**Problem description:** Determine which lines of the records include the word "that", and copy them.
◇ ◇ ◇ ◇ ◇
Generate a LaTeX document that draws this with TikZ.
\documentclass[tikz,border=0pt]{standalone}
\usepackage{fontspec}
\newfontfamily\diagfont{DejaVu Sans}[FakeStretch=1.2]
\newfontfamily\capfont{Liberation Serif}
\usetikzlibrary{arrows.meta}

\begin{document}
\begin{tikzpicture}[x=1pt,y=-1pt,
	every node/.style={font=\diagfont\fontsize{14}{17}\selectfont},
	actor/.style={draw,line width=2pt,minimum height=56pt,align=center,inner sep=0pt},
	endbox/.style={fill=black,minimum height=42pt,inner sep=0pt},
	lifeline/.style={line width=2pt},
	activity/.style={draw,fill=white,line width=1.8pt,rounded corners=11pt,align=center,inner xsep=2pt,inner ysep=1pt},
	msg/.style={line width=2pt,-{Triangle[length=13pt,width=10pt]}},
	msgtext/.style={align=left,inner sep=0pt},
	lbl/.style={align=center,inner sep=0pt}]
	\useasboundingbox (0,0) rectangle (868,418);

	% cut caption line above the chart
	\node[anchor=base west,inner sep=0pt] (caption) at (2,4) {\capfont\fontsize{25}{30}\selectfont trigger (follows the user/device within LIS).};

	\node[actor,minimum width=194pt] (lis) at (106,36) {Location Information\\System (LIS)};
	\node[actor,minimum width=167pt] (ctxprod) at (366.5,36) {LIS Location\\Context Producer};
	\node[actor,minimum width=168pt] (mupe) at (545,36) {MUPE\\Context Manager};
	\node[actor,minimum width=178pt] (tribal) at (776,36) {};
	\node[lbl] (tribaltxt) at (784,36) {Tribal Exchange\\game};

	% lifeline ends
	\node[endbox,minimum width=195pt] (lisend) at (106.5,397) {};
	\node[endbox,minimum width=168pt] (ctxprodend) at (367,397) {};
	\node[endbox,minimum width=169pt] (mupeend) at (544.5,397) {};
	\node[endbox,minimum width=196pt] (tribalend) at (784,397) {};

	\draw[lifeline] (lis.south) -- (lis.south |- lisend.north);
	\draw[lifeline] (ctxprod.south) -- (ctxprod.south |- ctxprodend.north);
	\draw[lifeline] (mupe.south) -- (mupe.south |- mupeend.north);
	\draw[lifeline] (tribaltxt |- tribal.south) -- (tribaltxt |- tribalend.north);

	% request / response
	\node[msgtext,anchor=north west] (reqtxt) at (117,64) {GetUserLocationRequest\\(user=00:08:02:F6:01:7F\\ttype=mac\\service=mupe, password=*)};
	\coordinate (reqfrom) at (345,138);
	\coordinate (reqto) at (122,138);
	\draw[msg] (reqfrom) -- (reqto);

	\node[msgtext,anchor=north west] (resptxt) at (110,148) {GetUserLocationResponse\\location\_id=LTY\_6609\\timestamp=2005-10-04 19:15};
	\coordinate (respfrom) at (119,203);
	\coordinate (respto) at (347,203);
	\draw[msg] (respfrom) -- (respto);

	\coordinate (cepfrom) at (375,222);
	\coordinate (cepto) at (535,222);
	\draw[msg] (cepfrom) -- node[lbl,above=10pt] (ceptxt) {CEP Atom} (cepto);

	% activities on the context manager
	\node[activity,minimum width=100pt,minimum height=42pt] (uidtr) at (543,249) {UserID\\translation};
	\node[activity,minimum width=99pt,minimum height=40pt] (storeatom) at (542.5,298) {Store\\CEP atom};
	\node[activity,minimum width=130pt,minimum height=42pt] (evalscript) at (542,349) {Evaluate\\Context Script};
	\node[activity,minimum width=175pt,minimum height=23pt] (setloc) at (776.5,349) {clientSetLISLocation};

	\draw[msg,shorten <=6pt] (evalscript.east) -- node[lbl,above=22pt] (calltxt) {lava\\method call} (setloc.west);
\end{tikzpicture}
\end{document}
◇ ◇ ◇ ◇ ◇
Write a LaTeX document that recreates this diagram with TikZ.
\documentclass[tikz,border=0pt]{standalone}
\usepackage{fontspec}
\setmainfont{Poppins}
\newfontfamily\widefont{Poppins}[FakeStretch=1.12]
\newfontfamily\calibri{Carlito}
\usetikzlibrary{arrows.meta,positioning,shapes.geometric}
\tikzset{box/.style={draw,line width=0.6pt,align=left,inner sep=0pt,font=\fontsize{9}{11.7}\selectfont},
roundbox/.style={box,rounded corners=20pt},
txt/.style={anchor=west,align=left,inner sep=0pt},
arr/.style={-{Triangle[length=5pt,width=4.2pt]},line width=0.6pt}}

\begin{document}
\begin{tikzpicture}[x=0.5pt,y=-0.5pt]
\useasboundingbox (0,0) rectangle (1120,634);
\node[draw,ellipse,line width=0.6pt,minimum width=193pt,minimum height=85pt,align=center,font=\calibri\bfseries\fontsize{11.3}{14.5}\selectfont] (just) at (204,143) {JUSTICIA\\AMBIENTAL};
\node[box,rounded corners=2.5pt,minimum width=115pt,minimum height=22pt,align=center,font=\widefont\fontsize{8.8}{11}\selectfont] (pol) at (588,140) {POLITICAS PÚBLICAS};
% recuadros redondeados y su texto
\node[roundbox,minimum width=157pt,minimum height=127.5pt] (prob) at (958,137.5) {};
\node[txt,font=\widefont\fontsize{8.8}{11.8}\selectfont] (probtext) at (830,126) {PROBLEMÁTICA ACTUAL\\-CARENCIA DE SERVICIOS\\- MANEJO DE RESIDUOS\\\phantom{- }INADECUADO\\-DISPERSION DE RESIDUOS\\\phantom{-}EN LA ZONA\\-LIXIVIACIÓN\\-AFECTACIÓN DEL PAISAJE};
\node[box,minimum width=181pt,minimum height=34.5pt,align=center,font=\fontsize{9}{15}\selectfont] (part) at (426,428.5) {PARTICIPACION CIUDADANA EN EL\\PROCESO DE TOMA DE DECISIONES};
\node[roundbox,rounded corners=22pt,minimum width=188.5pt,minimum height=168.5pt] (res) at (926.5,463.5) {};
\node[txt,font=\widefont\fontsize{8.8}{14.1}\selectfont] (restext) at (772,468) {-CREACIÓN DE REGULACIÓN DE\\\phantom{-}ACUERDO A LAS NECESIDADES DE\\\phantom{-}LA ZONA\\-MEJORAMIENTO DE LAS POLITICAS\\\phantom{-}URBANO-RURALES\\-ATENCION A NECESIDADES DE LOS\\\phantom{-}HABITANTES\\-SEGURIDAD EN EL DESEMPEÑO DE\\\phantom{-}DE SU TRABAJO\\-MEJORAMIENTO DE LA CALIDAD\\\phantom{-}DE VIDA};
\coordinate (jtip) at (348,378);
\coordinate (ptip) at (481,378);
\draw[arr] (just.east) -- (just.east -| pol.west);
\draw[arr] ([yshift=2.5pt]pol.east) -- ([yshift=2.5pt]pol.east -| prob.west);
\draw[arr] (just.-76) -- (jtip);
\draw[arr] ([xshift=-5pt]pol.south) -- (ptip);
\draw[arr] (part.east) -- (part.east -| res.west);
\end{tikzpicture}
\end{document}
◇ ◇ ◇ ◇ ◇
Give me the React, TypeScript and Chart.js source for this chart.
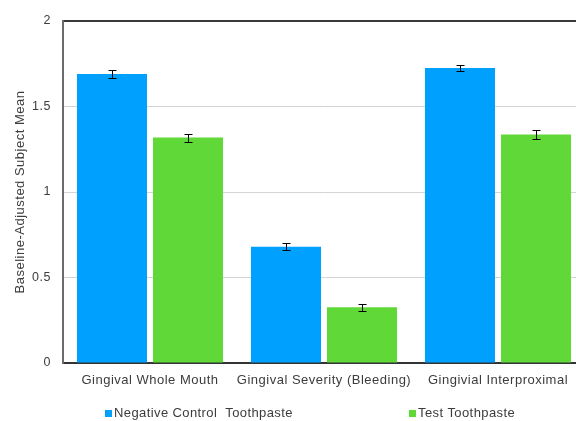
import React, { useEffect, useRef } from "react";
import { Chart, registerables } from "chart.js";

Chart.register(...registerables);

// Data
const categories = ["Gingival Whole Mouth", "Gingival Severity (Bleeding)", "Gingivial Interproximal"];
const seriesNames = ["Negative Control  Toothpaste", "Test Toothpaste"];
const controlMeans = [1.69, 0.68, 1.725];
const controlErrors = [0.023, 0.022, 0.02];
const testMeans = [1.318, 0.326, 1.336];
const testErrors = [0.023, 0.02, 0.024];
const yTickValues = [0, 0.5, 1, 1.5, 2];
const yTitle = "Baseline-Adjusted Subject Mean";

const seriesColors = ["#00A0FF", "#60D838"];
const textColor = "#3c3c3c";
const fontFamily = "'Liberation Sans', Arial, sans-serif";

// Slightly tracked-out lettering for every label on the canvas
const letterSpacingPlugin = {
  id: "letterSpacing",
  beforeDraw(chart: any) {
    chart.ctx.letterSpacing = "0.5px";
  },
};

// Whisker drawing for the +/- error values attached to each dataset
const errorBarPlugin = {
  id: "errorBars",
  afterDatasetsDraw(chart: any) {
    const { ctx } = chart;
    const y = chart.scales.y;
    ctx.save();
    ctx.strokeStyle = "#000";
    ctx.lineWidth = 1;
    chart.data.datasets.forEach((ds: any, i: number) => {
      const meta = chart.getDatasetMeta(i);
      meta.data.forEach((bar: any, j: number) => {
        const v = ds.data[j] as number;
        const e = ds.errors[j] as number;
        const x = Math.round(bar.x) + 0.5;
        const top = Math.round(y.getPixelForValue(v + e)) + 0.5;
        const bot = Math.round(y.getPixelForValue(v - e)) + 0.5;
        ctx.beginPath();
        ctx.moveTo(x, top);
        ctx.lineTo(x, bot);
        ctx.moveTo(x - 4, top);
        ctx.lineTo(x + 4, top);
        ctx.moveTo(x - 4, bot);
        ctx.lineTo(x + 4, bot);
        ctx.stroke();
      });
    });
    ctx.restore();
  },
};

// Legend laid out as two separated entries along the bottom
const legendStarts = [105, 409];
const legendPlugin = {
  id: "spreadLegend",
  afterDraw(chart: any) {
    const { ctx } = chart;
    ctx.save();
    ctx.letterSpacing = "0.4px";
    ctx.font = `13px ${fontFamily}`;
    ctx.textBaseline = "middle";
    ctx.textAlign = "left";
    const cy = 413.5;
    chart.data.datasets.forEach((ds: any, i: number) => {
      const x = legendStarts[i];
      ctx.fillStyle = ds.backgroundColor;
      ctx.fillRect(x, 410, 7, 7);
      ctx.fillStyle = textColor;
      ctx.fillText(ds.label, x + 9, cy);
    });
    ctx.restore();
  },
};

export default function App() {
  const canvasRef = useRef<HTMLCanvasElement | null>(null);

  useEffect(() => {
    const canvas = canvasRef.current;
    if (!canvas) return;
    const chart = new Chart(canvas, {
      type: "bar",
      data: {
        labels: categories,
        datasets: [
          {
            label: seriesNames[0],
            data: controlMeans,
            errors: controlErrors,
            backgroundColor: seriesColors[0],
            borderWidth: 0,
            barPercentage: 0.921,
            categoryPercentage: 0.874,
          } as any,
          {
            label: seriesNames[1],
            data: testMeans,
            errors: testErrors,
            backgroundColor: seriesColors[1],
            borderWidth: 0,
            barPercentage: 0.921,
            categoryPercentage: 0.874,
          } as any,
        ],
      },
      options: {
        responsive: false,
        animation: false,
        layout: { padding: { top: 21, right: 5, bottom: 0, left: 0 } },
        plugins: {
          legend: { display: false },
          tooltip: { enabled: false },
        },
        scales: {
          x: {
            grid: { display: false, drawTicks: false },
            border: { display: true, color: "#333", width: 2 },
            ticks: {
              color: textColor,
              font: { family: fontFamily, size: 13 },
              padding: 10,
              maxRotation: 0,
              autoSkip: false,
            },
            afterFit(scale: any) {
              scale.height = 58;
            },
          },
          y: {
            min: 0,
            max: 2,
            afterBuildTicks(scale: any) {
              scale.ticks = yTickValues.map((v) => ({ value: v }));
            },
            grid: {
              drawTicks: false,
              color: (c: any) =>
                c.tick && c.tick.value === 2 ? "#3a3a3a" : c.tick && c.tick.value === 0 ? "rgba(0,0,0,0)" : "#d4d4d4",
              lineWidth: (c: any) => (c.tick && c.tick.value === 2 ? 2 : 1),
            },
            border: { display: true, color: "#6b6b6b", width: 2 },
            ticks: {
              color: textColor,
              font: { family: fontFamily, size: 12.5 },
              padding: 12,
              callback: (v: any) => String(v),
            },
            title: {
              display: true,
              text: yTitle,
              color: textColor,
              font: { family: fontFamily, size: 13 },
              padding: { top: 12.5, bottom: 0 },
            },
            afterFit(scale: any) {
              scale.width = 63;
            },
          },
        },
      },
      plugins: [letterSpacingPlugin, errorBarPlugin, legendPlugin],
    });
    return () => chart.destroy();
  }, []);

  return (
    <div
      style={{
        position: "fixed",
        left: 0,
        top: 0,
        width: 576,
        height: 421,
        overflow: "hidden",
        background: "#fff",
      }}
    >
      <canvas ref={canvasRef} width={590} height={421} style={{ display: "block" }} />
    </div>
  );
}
◇ ◇ ◇ ◇ ◇
**Solution to this problem:**
Generate a LaTeX document that draws this with TikZ.
Write a LaTeX document that recreates this diagram with TikZ.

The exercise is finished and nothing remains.